Written exercise: In this exercise, the entries below include pictures. Repeat exactly the lines from the line with "Output the Python" to the line with "from bokeh.resources import INLINE", including both, but without the pictures.
____
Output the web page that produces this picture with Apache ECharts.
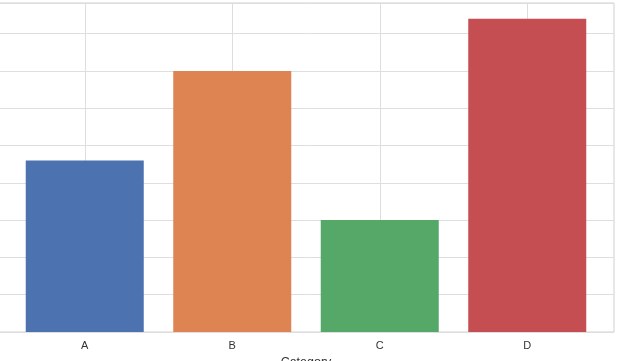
<!DOCTYPE html>
<html><head><meta charset="utf-8">
<script src="https://cdn.jsdelivr.net/npm/echarts@6/dist/echarts.min.js"></script>
<style>html,body{margin:0;padding:0;background:#fff}#c{width:624px;height:361px}</style>
</head><body><div id="c"></div>
<script>
const categories = ['A', 'B', 'C', 'D'];
const values = [23, 35, 15, 42];
const barColors = ['#4c72b0', '#dd8452', '#55a868', '#c44e52'];
const xAxisTitle = 'Category';
const yMax = 44.1;
const yStep = 5;

const chart = echarts.init(document.getElementById('c'), null, {renderer: 'canvas'});
const font = 'Liberation Sans, Arial, sans-serif';
chart.setOption({
  animation: false,
  backgroundColor: '#ffffff',
  grid: [
    {left: -2, right: 10, top: 3, bottom: 29, show: true, borderColor: '#d0d0d0', borderWidth: 1,
     backgroundColor: 'transparent', containLabel: false, outerBoundsMode: 'none'},
    {left: 11, right: 23, top: 3, bottom: 29, containLabel: false, outerBoundsMode: 'none'}
  ],
  xAxis: [
    {gridIndex: 0, type: 'value', show: false, min: 0, max: 1},
    {gridIndex: 1, type: 'category', data: categories,
     axisLine: {show: false}, axisTick: {show: false, alignWithLabel: true},
     splitLine: {show: true, alignWithLabel: true, lineStyle: {color: '#dedede', width: 1}},
     axisLabel: {color: '#333', fontSize: 11, fontFamily: font, margin: 8},
     name: xAxisTitle, nameLocation: 'middle', nameGap: 21,
     nameTextStyle: {color: '#333', fontSize: 12.5, fontFamily: font}}
  ],
  yAxis: [
    {gridIndex: 0, type: 'value', min: 0, max: yMax, interval: yStep,
     axisLine: {show: false}, axisTick: {show: false}, axisLabel: {show: false},
     splitLine: {show: true, lineStyle: {color: '#dedede', width: 1}}},
    {gridIndex: 1, type: 'value', min: 0, max: yMax, interval: yStep, show: false,
     splitLine: {show: false}}
  ],
  series: [{
    type: 'bar', xAxisIndex: 1, yAxisIndex: 1, barWidth: '80%',
    data: values.map((v, i) => ({value: v, itemStyle: {color: barColors[i]}}))
  }]
});
</script></body></html>
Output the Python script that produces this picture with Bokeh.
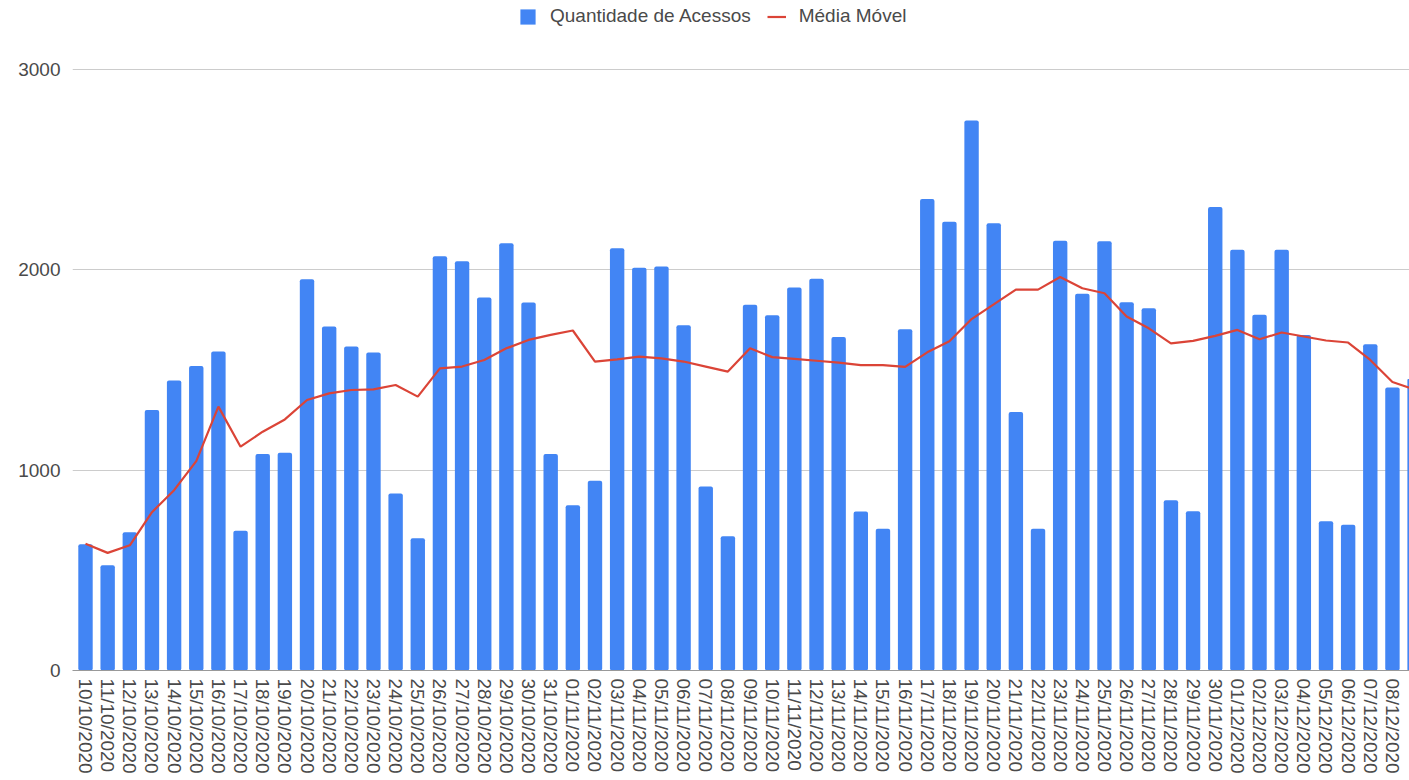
from bokeh.plotting import figure
from bokeh.models import Range1d, FixedTicker, Legend, LegendItem, ColumnDataSource
from bokeh.embed import file_html
from bokeh.resources import INLINE

datas = [
    "10/10/2020", "11/10/2020", "12/10/2020", "13/10/2020", "14/10/2020", "15/10/2020",
    "16/10/2020", "17/10/2020", "18/10/2020", "19/10/2020", "20/10/2020", "21/10/2020",
    "22/10/2020", "23/10/2020", "24/10/2020", "25/10/2020", "26/10/2020", "27/10/2020",
    "28/10/2020", "29/10/2020", "30/10/2020", "31/10/2020", "01/11/2020", "02/11/2020",
    "03/11/2020", "04/11/2020", "05/11/2020", "06/11/2020", "07/11/2020", "08/11/2020",
    "09/11/2020", "10/11/2020", "11/11/2020", "12/11/2020", "13/11/2020", "14/11/2020",
    "15/11/2020", "16/11/2020", "17/11/2020", "18/11/2020", "19/11/2020", "20/11/2020",
    "21/11/2020", "22/11/2020", "23/11/2020", "24/11/2020", "25/11/2020", "26/11/2020",
    "27/11/2020", "28/11/2020", "29/11/2020", "30/11/2020", "01/12/2020", "02/12/2020",
    "03/12/2020", "04/12/2020", "05/12/2020", "06/12/2020", "07/12/2020", "08/12/2020",
    "09/12/2020",
]

acessos = [
    630, 525, 690, 1300, 1447, 1520, 1592, 697, 1080, 1087,
    1953, 1717, 1617, 1587, 883, 660, 2067, 2042, 1862, 2133,
    1837, 1080, 825, 947, 2107, 2010, 2017, 1723, 918, 670,
    1825, 1773, 1912, 1955, 1665, 794, 708, 1703, 2353, 2240,
    2745, 2232, 1290, 708, 2145, 1880, 2142, 1838, 1808, 850,
    795, 2313, 2100, 1775, 2100, 1675, 745, 728, 1628, 1413,
    1455,
]

media_movel = [
    633, 587, 625, 790, 900, 1045, 1317, 1117, 1192, 1253,
    1350, 1383, 1400, 1403, 1425, 1367, 1508, 1517, 1550, 1608,
    1650, 1675, 1697, 1542, 1553, 1567, 1558, 1542, 1517, 1492,
    1608, 1564, 1555, 1546, 1537, 1524, 1524, 1515, 1588, 1643,
    1754, 1827, 1901, 1901, 1964, 1908, 1883, 1767, 1708, 1633,
    1645, 1670, 1700, 1653, 1687, 1667, 1647, 1637, 1550, 1440,
    1402,
]

y_ticks = [0, 1000, 2000, 3000]

FONT = "Liberation Sans"
BLUE = "#4285F4"
RED = "#DB4437"
TXT = "#4a4a4a"

idx = list(range(len(datas)))
src = ColumnDataSource(dict(x=idx, acessos=acessos, media=media_movel))

p = figure(width=1409, height=780, output_backend="svg", toolbar_location=None,
           x_range=Range1d(-0.587, 59.77), y_range=Range1d(0, 3344),
           min_border_left=72, min_border_right=0, min_border_top=0,
           min_border_bottom=110)
p.outline_line_color = None
p.background_fill_color = "white"
p.border_fill_color = "white"

bars = p.vbar(x="x", top="acessos", width=0.65, source=src,
              fill_color=BLUE, line_color=None, border_radius=2)
line = p.line(x="x", y="media", source=src, line_color=RED, line_width=2.2)

legend = Legend(
    items=[LegendItem(label="Quantidade de Acessos", renderers=[bars]),
           LegendItem(label="Média Móvel", renderers=[line])],
    orientation="horizontal", location=(446, 643),
    glyph_width=19, glyph_height=19, label_standoff=13, spacing=16,
    padding=0, margin=0, border_line_alpha=0, background_fill_alpha=0,
    label_text_font=FONT, label_text_font_size="19px", label_text_color=TXT,
    label_height=19,
)
p.add_layout(legend)

p.xaxis.ticker = FixedTicker(ticks=idx)
p.xaxis.major_label_overrides = {i: d for i, d in zip(idx, datas)}
p.xaxis.major_label_orientation = "vertical"
p.xaxis.major_tick_line_color = None
p.xaxis.major_tick_out = 0
p.xaxis.major_tick_in = 0
p.xaxis.minor_tick_line_color = None
p.xaxis.axis_line_color = "#999999"
p.xaxis.major_label_standoff = 8
p.xaxis.major_label_text_font = FONT
p.xaxis.major_label_text_font_size = "19px"
p.xaxis.major_label_text_color = TXT

p.yaxis.ticker = FixedTicker(ticks=y_ticks)
p.yaxis.axis_line_color = None
p.yaxis.major_tick_line_color = None
p.yaxis.major_tick_out = 0
p.yaxis.major_tick_in = 0
p.yaxis.minor_tick_line_color = None
p.yaxis.major_label_standoff = 12
p.yaxis.major_label_text_font = FONT
p.yaxis.major_label_text_font_size = "19px"
p.yaxis.major_label_text_color = TXT

p.xgrid.visible = False
p.ygrid.ticker = FixedTicker(ticks=y_ticks[1:])
p.ygrid.grid_line_color = "#cccccc"

open("out.html", "w").write(file_html(p, INLINE))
____
Exercise solution:
Output the Python script that produces this picture with Bokeh.
from bokeh.plotting import figure
from bokeh.models import Range1d, FixedTicker, Legend, LegendItem, ColumnDataSource
from bokeh.embed import file_html
from bokeh.resources import INLINE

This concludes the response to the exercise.